### The records
######
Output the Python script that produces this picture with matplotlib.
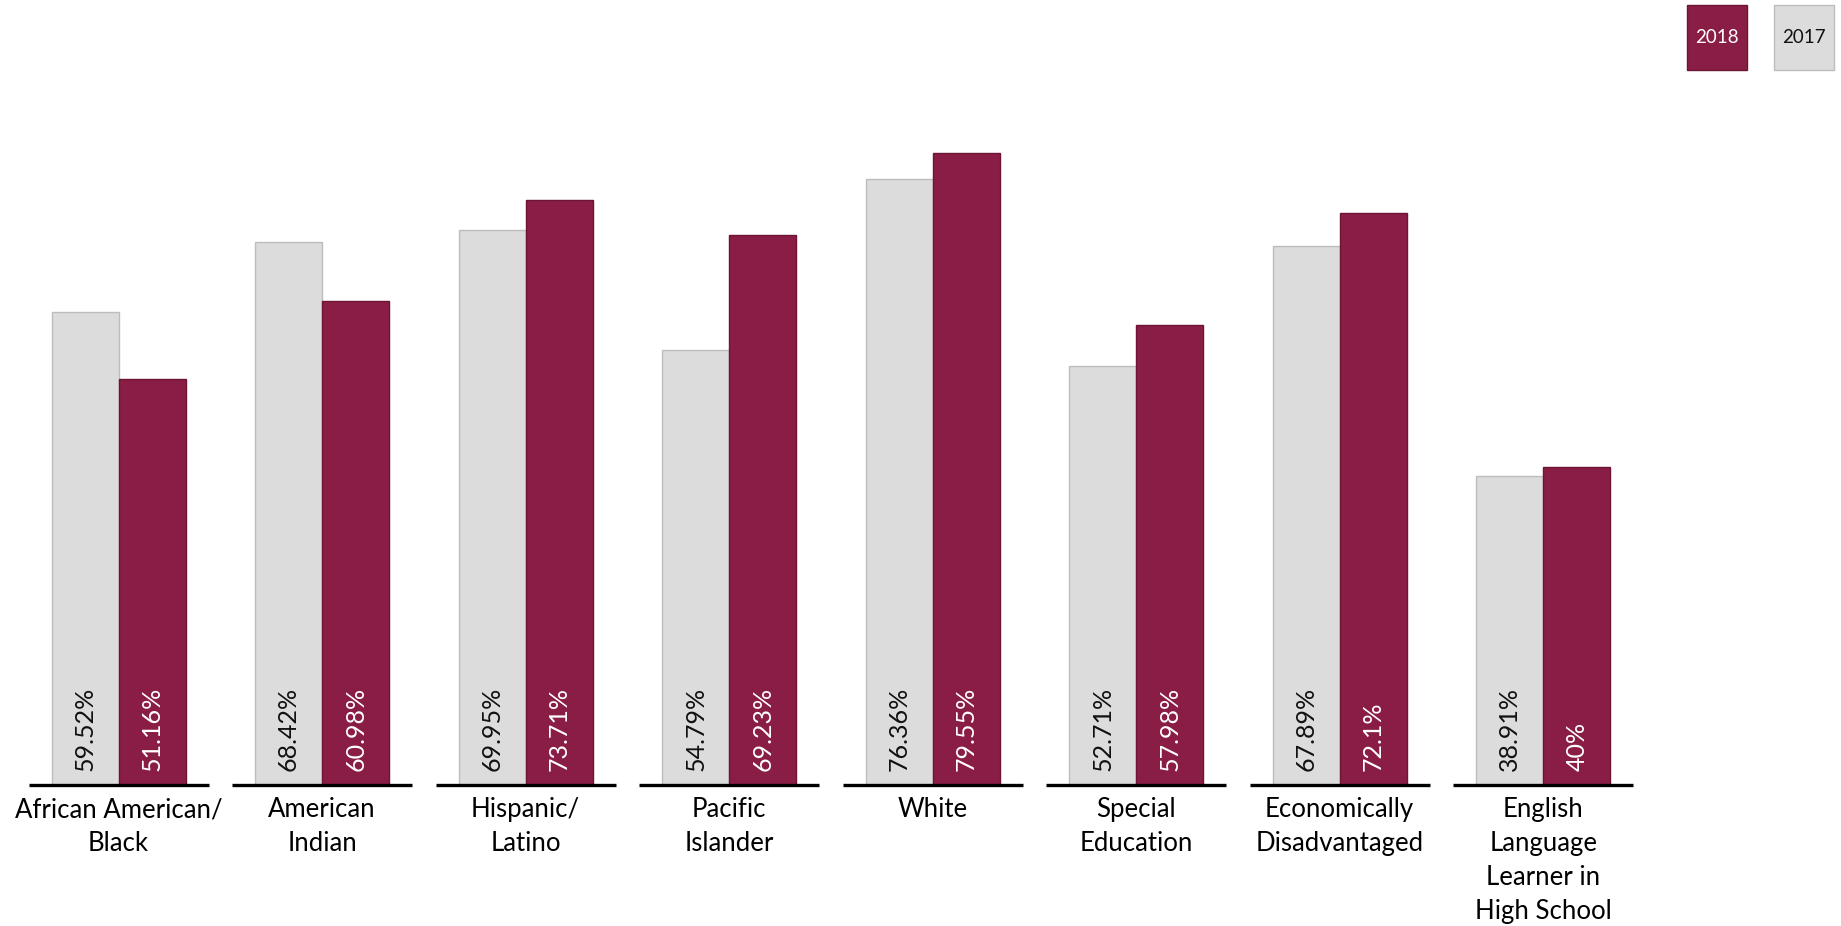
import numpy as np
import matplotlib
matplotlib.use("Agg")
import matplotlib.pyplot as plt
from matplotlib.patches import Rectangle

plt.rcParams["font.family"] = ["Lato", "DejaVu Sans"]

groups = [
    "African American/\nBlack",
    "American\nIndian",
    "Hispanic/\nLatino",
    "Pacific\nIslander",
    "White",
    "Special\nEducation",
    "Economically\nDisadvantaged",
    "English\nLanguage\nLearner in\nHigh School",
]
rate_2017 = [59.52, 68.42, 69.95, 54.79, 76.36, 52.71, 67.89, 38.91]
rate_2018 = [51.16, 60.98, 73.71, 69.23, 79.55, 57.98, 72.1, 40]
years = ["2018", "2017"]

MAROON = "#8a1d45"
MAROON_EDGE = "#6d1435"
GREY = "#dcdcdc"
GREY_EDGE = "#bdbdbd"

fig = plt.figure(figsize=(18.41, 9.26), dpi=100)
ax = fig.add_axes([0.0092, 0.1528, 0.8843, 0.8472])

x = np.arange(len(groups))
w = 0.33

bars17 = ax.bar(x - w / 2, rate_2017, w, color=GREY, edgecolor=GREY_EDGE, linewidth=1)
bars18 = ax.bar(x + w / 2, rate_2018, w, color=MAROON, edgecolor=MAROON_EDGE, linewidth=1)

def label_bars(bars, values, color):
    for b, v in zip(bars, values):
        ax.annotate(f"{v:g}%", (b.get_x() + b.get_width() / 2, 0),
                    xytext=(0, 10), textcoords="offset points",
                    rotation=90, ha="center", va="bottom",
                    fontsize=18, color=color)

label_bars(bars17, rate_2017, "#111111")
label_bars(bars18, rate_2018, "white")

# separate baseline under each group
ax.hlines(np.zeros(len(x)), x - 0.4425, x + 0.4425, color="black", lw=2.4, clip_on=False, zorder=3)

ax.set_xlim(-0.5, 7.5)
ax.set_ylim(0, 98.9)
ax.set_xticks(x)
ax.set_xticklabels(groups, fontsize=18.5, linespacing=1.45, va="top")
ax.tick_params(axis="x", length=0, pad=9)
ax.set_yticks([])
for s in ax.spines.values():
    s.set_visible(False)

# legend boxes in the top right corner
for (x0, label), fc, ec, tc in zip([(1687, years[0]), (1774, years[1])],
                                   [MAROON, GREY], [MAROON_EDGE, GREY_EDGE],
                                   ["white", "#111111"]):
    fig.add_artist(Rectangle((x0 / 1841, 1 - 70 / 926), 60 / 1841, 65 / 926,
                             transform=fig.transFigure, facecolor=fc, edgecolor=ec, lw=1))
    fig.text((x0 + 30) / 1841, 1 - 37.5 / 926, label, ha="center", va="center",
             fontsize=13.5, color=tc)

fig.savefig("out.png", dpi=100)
######
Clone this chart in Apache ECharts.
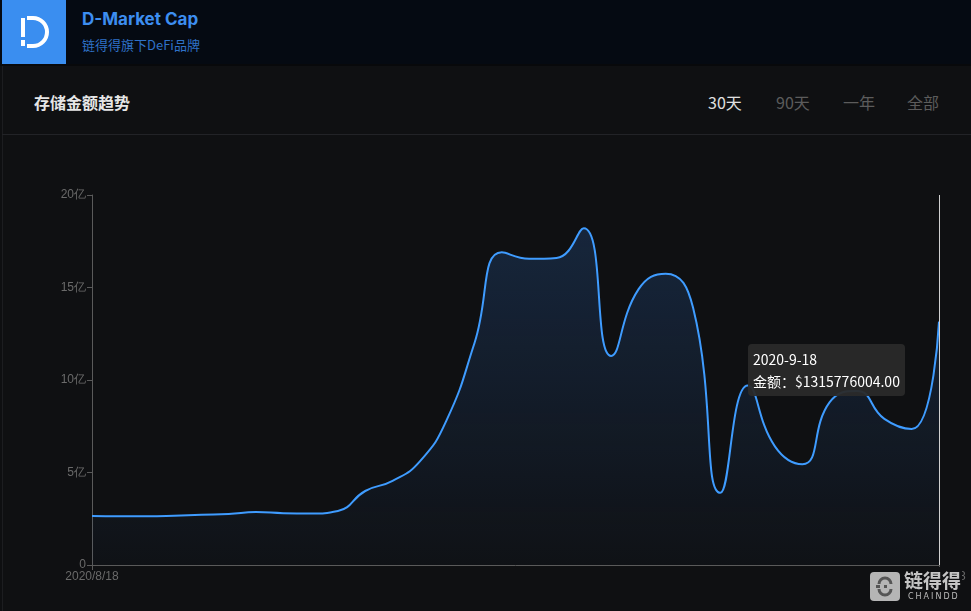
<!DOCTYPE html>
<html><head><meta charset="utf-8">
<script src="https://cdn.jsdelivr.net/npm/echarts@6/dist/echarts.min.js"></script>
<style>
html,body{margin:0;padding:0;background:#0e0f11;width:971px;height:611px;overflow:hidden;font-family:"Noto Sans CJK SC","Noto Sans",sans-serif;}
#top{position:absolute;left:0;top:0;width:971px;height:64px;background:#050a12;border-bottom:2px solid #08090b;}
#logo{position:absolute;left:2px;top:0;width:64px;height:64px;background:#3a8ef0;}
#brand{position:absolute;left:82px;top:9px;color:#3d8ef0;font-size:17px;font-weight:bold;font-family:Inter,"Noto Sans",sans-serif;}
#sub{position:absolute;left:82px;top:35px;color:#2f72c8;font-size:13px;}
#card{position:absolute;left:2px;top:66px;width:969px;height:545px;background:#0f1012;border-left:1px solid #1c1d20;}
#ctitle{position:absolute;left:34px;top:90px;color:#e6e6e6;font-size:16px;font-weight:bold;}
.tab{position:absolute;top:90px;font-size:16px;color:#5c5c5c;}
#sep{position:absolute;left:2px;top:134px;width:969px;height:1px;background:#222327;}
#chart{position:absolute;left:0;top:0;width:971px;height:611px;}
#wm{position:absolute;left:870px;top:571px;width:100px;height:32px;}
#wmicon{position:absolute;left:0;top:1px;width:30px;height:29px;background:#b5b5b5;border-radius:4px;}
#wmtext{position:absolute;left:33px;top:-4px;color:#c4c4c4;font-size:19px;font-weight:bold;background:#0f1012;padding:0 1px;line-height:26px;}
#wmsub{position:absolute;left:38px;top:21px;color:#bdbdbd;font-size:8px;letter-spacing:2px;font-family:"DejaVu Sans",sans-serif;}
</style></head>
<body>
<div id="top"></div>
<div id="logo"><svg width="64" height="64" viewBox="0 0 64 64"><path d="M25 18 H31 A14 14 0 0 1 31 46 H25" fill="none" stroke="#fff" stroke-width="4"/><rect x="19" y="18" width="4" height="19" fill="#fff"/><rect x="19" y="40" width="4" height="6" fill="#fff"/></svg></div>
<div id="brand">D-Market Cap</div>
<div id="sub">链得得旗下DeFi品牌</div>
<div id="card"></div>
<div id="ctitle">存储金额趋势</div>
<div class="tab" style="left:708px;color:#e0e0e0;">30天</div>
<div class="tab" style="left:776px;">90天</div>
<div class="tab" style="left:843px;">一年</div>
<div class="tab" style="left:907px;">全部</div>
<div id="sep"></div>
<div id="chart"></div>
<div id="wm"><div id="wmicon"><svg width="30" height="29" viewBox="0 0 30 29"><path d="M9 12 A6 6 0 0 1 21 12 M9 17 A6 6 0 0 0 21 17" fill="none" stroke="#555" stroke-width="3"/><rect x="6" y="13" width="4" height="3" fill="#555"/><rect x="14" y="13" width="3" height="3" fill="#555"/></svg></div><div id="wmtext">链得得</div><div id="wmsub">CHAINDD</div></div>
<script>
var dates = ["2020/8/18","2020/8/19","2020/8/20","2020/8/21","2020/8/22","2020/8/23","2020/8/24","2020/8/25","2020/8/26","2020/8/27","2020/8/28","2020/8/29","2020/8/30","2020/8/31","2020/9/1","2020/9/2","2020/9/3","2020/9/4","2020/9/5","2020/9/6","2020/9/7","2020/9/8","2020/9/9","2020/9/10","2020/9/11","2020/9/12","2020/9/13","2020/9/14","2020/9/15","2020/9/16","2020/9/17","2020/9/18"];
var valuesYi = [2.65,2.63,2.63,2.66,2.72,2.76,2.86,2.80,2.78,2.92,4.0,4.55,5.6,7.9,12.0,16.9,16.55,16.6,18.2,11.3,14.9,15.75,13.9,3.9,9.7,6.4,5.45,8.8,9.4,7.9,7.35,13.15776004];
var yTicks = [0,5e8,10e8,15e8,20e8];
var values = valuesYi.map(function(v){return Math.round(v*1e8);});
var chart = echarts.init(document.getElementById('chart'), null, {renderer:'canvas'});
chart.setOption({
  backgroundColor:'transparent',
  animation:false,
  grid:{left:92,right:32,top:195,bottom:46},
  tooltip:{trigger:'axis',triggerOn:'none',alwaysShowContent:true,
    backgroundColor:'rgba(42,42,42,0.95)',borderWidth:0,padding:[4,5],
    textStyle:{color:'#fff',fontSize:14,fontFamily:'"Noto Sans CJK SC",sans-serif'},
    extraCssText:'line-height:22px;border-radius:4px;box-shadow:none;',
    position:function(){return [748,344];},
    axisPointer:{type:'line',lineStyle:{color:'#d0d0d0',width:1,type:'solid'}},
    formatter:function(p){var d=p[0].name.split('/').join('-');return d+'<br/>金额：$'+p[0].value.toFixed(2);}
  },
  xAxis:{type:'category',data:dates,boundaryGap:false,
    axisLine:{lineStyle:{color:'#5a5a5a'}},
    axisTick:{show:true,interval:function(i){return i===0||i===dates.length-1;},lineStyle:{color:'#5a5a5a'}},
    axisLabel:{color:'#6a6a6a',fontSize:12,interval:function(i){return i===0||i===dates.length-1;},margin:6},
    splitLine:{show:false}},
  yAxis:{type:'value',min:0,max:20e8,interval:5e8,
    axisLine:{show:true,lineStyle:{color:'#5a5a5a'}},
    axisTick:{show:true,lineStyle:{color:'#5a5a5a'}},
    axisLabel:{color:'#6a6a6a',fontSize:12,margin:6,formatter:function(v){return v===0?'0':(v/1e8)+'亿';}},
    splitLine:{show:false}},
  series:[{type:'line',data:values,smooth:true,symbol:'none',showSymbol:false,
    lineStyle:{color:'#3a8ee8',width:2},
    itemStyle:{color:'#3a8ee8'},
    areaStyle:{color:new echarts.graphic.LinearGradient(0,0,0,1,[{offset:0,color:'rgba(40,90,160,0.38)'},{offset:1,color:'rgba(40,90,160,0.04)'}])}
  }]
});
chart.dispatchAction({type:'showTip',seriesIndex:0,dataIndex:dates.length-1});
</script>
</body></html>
######
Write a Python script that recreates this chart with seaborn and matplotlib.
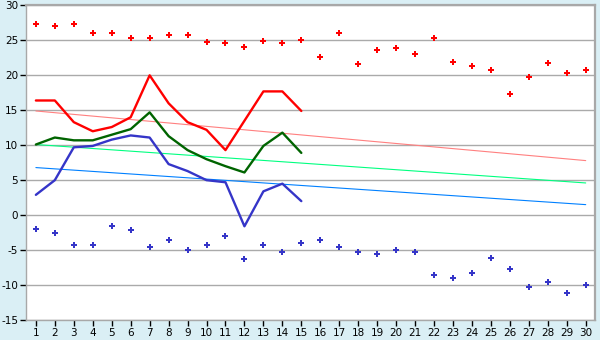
######
### Required task
Check each line of the records for the word "with", and show the lines that contain it.

### Answer
Output the Python script that produces this picture with matplotlib.
Write a Python script that recreates this chart with seaborn and matplotlib.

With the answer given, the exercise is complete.